— START OF Records supplied —

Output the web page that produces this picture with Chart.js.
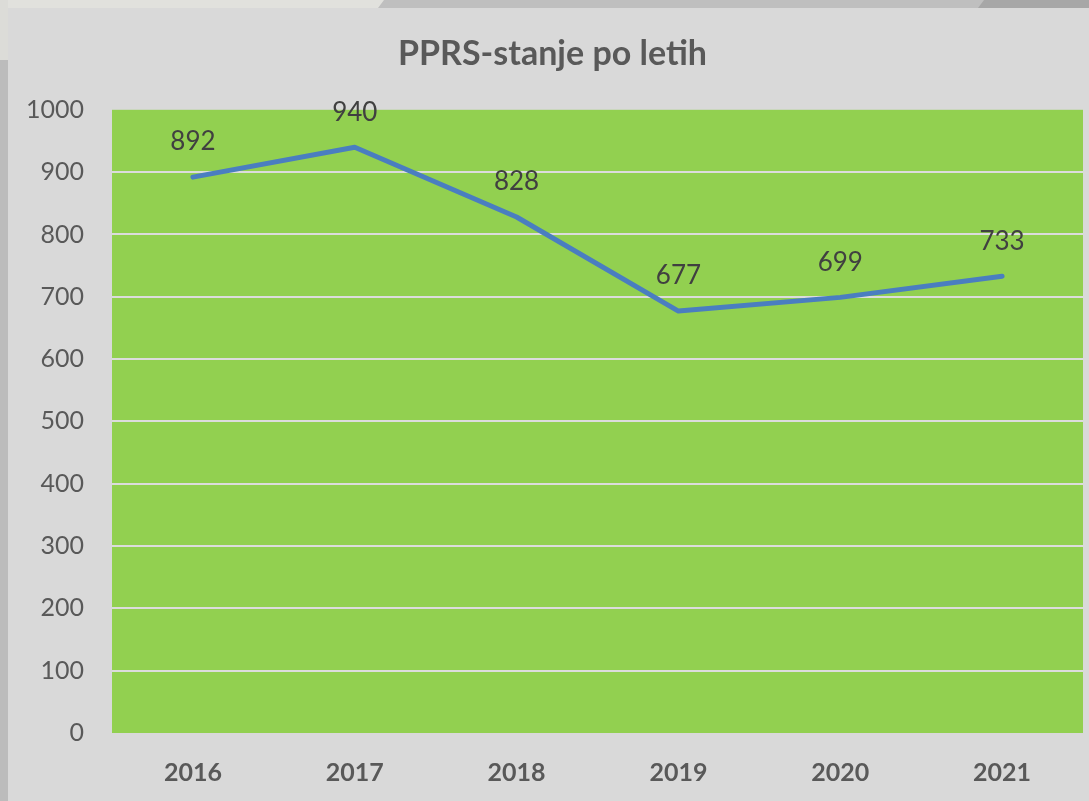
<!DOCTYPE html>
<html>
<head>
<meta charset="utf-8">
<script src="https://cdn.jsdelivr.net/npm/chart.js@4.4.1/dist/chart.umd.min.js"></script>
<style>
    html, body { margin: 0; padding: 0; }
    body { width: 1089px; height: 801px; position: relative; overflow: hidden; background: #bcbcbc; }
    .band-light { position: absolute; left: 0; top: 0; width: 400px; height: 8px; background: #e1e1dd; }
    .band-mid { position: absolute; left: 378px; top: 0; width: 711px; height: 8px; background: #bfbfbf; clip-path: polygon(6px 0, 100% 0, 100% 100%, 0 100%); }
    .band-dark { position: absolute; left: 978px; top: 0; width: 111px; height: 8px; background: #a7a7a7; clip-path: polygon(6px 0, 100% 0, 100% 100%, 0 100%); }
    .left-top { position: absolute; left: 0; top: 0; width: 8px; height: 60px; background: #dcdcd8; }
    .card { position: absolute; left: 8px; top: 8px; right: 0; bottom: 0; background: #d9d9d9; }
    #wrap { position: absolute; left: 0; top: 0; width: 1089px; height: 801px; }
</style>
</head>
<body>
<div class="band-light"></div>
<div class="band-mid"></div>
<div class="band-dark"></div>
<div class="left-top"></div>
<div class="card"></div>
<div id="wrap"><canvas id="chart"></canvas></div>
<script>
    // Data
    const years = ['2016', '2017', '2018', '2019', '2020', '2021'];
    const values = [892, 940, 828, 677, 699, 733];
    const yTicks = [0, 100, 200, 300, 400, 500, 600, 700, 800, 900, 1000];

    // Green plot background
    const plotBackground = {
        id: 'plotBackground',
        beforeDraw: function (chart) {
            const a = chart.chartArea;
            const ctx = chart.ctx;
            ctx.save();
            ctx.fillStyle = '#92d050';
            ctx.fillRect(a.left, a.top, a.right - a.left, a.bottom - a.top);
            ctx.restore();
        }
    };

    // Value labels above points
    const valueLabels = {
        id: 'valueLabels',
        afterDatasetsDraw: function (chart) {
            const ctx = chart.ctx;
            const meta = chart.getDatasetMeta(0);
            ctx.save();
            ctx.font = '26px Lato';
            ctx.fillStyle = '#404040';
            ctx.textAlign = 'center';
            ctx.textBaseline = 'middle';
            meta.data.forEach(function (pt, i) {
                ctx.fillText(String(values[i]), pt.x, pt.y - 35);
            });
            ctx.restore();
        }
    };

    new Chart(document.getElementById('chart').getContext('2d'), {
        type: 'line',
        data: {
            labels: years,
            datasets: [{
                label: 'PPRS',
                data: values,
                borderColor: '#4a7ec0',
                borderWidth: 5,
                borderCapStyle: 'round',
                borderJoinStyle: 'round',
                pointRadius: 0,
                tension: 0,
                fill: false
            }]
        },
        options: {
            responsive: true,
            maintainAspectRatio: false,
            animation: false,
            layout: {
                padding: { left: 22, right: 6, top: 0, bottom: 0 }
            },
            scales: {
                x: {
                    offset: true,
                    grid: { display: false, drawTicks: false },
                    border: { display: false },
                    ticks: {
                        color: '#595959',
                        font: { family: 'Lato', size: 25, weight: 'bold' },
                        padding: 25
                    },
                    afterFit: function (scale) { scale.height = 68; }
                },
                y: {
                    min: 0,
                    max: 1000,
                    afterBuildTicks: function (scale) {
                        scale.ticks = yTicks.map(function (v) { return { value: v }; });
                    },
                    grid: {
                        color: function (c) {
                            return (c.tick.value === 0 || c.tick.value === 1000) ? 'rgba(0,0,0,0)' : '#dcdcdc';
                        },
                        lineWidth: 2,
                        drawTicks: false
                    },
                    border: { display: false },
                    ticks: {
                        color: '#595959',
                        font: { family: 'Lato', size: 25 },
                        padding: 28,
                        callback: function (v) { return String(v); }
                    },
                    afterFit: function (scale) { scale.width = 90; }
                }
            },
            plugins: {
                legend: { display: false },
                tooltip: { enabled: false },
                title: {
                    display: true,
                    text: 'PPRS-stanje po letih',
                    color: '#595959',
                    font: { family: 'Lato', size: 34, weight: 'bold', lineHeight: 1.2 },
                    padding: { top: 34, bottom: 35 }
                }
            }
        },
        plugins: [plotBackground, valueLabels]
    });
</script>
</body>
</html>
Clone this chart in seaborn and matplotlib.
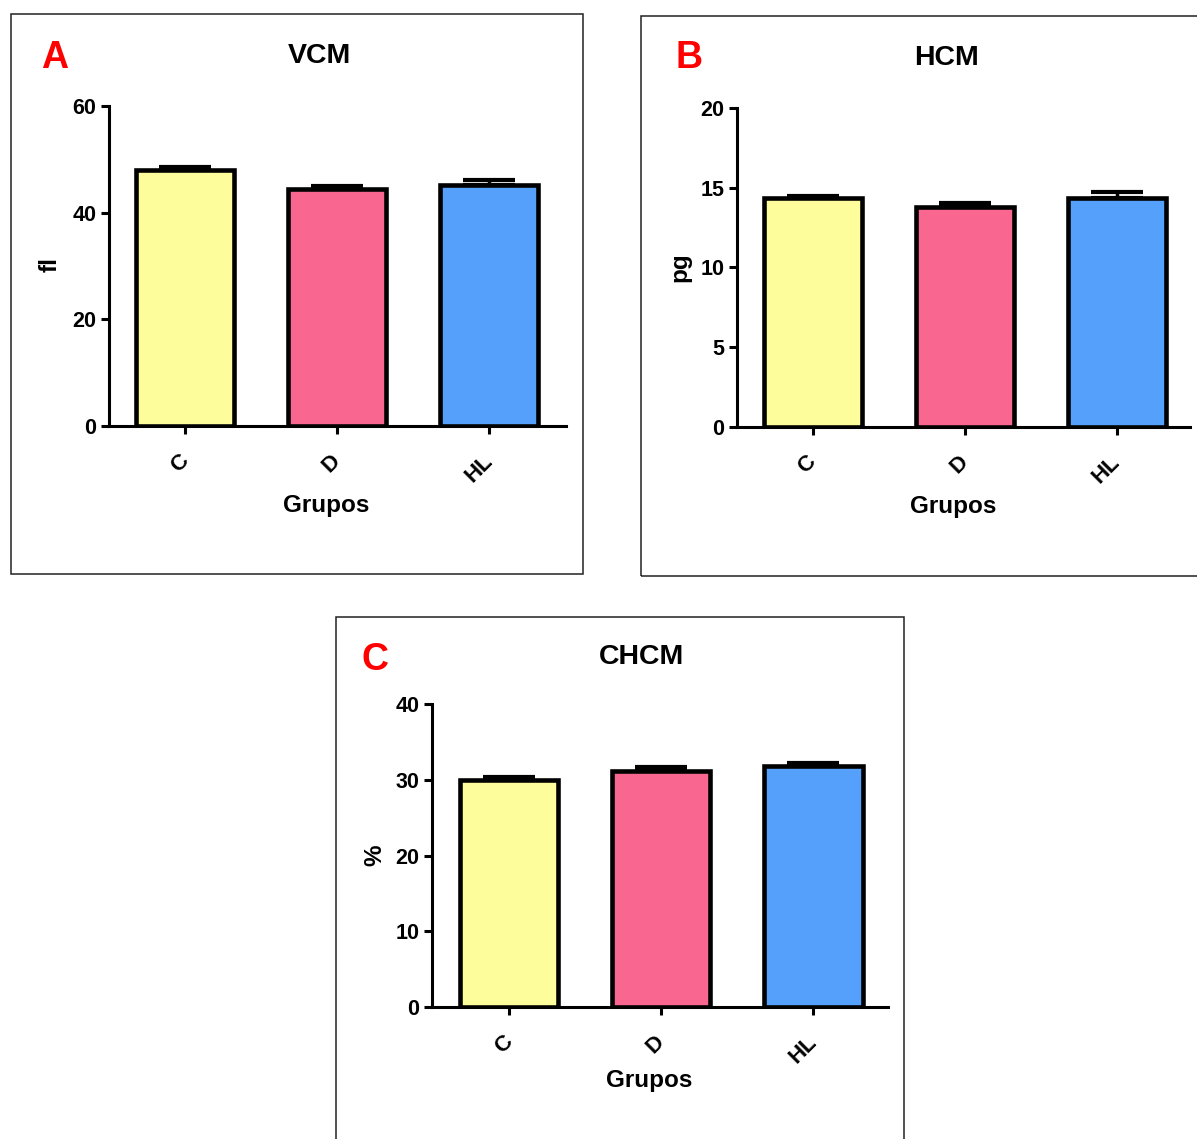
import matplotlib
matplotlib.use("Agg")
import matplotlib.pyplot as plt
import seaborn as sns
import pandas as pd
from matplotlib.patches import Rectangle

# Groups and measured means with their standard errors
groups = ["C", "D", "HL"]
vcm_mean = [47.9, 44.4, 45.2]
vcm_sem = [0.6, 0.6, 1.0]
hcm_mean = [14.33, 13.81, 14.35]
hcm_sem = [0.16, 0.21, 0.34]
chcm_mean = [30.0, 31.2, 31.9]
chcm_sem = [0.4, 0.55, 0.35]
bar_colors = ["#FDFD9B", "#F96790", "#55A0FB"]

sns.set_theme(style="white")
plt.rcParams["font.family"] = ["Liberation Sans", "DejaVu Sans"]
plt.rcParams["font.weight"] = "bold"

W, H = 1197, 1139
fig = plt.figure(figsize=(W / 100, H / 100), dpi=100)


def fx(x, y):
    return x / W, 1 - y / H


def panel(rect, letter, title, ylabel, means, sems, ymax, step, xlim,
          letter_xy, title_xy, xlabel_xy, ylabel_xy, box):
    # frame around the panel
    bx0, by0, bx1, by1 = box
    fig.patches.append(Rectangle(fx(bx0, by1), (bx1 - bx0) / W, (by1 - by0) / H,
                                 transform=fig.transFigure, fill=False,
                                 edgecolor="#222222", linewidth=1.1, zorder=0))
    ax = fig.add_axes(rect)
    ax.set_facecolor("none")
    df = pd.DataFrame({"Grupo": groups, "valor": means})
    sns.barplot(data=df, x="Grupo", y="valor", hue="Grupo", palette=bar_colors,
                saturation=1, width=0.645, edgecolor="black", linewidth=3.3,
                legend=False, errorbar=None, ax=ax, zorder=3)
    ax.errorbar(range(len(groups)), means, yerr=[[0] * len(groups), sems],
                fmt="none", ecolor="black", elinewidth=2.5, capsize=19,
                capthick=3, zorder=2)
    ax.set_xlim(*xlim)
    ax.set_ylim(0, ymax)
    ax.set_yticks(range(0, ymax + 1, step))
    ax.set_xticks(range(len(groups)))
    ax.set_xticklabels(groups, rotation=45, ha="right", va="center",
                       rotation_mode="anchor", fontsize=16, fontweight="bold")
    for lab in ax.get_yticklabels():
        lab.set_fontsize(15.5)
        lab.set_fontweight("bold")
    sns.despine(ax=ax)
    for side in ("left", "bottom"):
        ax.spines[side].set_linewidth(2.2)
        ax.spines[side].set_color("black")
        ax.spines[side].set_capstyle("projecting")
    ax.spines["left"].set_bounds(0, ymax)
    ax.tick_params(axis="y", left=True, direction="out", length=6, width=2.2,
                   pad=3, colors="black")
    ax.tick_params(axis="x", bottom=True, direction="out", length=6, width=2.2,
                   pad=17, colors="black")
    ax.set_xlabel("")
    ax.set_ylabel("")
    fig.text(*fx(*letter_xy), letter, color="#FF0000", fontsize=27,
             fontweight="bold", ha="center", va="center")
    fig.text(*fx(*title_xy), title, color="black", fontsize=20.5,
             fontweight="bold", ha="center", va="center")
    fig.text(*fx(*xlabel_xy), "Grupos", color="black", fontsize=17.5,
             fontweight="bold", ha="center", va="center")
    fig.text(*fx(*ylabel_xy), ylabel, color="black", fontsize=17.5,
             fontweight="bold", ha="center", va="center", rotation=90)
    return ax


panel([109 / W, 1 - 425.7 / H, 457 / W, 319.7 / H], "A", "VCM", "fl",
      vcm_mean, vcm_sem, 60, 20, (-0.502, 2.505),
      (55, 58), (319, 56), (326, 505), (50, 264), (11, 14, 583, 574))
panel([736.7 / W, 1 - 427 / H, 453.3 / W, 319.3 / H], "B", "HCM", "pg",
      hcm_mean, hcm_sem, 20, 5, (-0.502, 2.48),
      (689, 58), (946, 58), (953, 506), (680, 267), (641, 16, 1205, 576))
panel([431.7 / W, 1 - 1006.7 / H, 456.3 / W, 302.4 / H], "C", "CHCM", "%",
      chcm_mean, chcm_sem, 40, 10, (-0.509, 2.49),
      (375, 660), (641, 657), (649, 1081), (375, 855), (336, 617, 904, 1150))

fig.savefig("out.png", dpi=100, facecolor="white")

— END OF Records supplied —

▸ **Requirements**
Pictures are excluded: retype only the lines from the beginning of the listing above through the line with "800, 900, 1000];", both included.

▸ **Exercise result**
Output the web page that produces this picture with Chart.js.
<!DOCTYPE html>
<html>
<head>
<meta charset="utf-8">
<script src="https://cdn.jsdelivr.net/npm/chart.js@4.4.1/dist/chart.umd.min.js"></script>
<style>
    html, body { margin: 0; padding: 0; }
    body { width: 1089px; height: 801px; position: relative; overflow: hidden; background: #bcbcbc; }
    .band-light { position: absolute; left: 0; top: 0; width: 400px; height: 8px; background: #e1e1dd; }
    .band-mid { position: absolute; left: 378px; top: 0; width: 711px; height: 8px; background: #bfbfbf; clip-path: polygon(6px 0, 100% 0, 100% 100%, 0 100%); }
    .band-dark { position: absolute; left: 978px; top: 0; width: 111px; height: 8px; background: #a7a7a7; clip-path: polygon(6px 0, 100% 0, 100% 100%, 0 100%); }
    .left-top { position: absolute; left: 0; top: 0; width: 8px; height: 60px; background: #dcdcd8; }
    .card { position: absolute; left: 8px; top: 8px; right: 0; bottom: 0; background: #d9d9d9; }
    #wrap { position: absolute; left: 0; top: 0; width: 1089px; height: 801px; }
</style>
</head>
<body>
<div class="band-light"></div>
<div class="band-mid"></div>
<div class="band-dark"></div>
<div class="left-top"></div>
<div class="card"></div>
<div id="wrap"><canvas id="chart"></canvas></div>
<script>
    // Data
    const years = ['2016', '2017', '2018', '2019', '2020', '2021'];
    const values = [892, 940, 828, 677, 699, 733];
    const yTicks = [0, 100, 200, 300, 400, 500, 600, 700, 800, 900, 1000];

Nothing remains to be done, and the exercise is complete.